Danach zerstörten Mark Hollis und Talk Talk ihre Karriere. „Sprit Of Eden“ wurde 1988 veröffentlicht. Sie hatten sich zu den Aufnahmen in einer Kirche abgeschottet, mehrere Deadlines ihres Labels ignoriert und das Budget weit überzogen. Das Album umfasste sechs Stücke und kannte keine Vorbilder. Zumindest nicht in dem Popkontext, in den es hätte passen sollen. Hollis und der Produzent Tim Friese-Greene, der mehr und mehr Hollis‘ engster musikalischer Partner geworden war, trieben ihre Musik ins Offene, Genres lösten sich in einem Sound großer Freiheit auf.

Es gab keine Singles mehr, und kommerziell nichts zu holen. Das Label drehte den Saft ab. Und Hollis nahm mit Friese-Greene ein letztes Talk-Talk-Album auf, das „Laughing Stock“ hieß und in seiner schwebenden, mäandernden Klangfülle atemberaubend ist. Es erschien auf dem Jazz-Label Verve. Ein Geisterklavier tastet sich durch „Taphead“, eine Trompete findet eine Melodie, von Fern wimmert Hollis. Die sechs Stücke kreiseln und fließen ineinander, wie Blues, Jazz, Spurenelemente klassischer Popmusik und romantischer Klassik ineinanderfließen. Mark Hollis‘ Verzweiflung schien einer konzentrierten Versunkenheit gewichen zu sein.

Paul Webb, Mark Hollis und Lee Harris 1984

Noch einmal, vor nunmehr zwanzig Jahren, gab Mark Hollis ein Lebenszeichen.
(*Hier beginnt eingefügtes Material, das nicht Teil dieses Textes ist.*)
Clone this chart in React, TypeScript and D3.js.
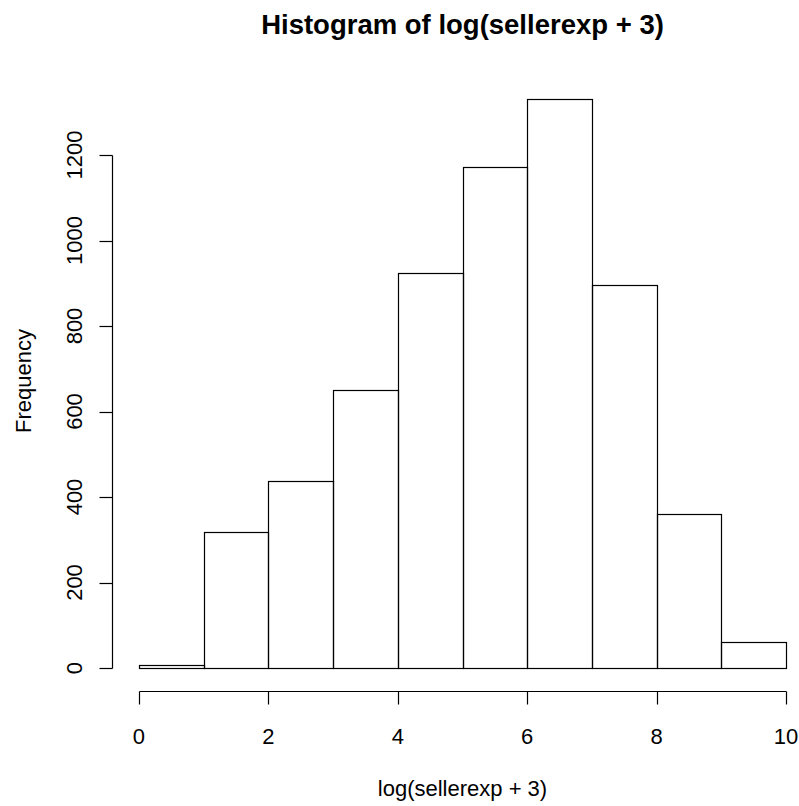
import { useEffect, useRef } from 'react';
import * as d3 from 'd3';

// histogram of log(sellerexp + 3), unit-width bins
const binEdges = [0, 1, 2, 3, 4, 5, 6, 7, 8, 9, 10];
const counts = [6, 319, 437, 650, 923, 1173, 1332, 897, 361, 61];
const xTicks = [0, 2, 4, 6, 8, 10];
const yTicks = [0, 200, 400, 600, 800, 1000, 1200];

const W = 799;
const H = 806;
const FONT = '"Liberation Sans", Arial, Helvetica, sans-serif';
const LAB = 22;

const App = () => {
    const svgRef = useRef<SVGSVGElement>(null);

    useEffect(() => {
        const svg = d3.select(svgRef.current);
        svg.selectAll('*').remove();

        // R-style usr extents: 4% padding each side
        const x = d3.scaleLinear().domain([-0.4, 10.4]).range([113, 812]);
        const y = d3.scaleLinear().domain([0, 1200]).range([668, 155]);
        const axisY = 691.5;
        const axisX = 112.5;

        svg.append('rect').attr('width', W).attr('height', H).attr('fill', '#fff');

        const bins = counts.map((c, i) => ({ x0: binEdges[i], x1: binEdges[i + 1], c }));

        svg.append('g')
            .selectAll('rect')
            .data(bins)
            .enter()
            .append('rect')
            .attr('x', d => Math.round(x(d.x0)) + 0.5)
            .attr('y', d => Math.round(y(d.c)) + 0.5)
            .attr('width', d => Math.round(x(d.x1)) - Math.round(x(d.x0)))
            .attr('height', d => Math.round(y(0)) - Math.round(y(d.c)))
            .attr('fill', 'none')
            .attr('stroke', '#000')
            .attr('stroke-width', 1.2);

        // x axis
        const gx = svg.append('g').attr('stroke', '#000').attr('stroke-width', 1.2);
        gx.append('line')
            .attr('x1', Math.round(x(0)) + 0.5).attr('x2', Math.round(x(10)) + 0.5)
            .attr('y1', axisY).attr('y2', axisY);
        gx.selectAll('.tick')
            .data(xTicks)
            .enter()
            .append('line')
            .attr('x1', d => Math.round(x(d)) + 0.5).attr('x2', d => Math.round(x(d)) + 0.5)
            .attr('y1', axisY).attr('y2', axisY + 13);
        svg.append('g')
            .selectAll('text')
            .data(xTicks)
            .enter()
            .append('text')
            .attr('x', d => x(d))
            .attr('y', 744)
            .attr('text-anchor', 'middle')
            .attr('font-family', FONT)
            .attr('font-size', LAB)
            .text(d => d);

        // y axis
        const gy = svg.append('g').attr('stroke', '#000').attr('stroke-width', 1.2);
        gy.append('line')
            .attr('x1', axisX).attr('x2', axisX)
            .attr('y1', Math.round(y(0)) + 0.5).attr('y2', Math.round(y(1200)) + 0.5);
        gy.selectAll('.tick')
            .data(yTicks)
            .enter()
            .append('line')
            .attr('x1', axisX).attr('x2', axisX - 13)
            .attr('y1', d => Math.round(y(d)) + 0.5).attr('y2', d => Math.round(y(d)) + 0.5);
        svg.append('g')
            .selectAll('text')
            .data(yTicks)
            .enter()
            .append('text')
            .attr('transform', d => `translate(82,${y(d)}) rotate(-90)`)
            .attr('text-anchor', 'middle')
            .attr('font-family', FONT)
            .attr('font-size', LAB)
            .text(d => d);

        // labels
        svg.append('text')
            .attr('x', x(5)).attr('y', 34)
            .attr('text-anchor', 'middle')
            .attr('font-family', FONT)
            .attr('font-size', 27.5)
            .attr('font-weight', 'bold')
            .text('Histogram of log(sellerexp + 3)');

        svg.append('text')
            .attr('x', x(5)).attr('y', 796)
            .attr('text-anchor', 'middle')
            .attr('font-family', FONT)
            .attr('font-size', LAB)
            .text('log(sellerexp + 3)');

        svg.append('text')
            .attr('transform', `translate(31,381) rotate(-90)`)
            .attr('text-anchor', 'middle')
            .attr('font-family', FONT)
            .attr('font-size', LAB)
            .text('Frequency');
    }, []);

    return (
        <svg
            ref={svgRef}
            width={W}
            height={H}
            style={{ position: 'absolute', left: 0, top: 0, display: 'block' }}
        />
    );
};

export default App;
Er veröffentlichte ein selbstbetiteltes Soloalbum, sein erstes und einziges, ein Werk der Auflösung, eine Musik, die wie eine Libelle in der Luft zu Stehen schien, ein Sound, gegen den „Laughing Stock“ schwer und voluminös erschien. Es sollte Hollis‘ endgültiger Abschied von der Musik sein.

Was Mark Hollis in den vergangenen zwanzig Jahren gemacht hat? Man weiß es nicht. Er bleib für die Öffentlichkeit verschwunden. Die wenigen Vertrauten, zu denen er Kontakt hielt, berichteten, dass er ein bescheidenes Leben führe, ermöglicht durch die Tatiemen seiner Hits, dass er sich für Fußball interessiere und nicht die geringste Absicht zeige, zur Musik zurückzukehren. Ein Syd Barrett der New Wave.

Er starb am Montag, den 18. Februar.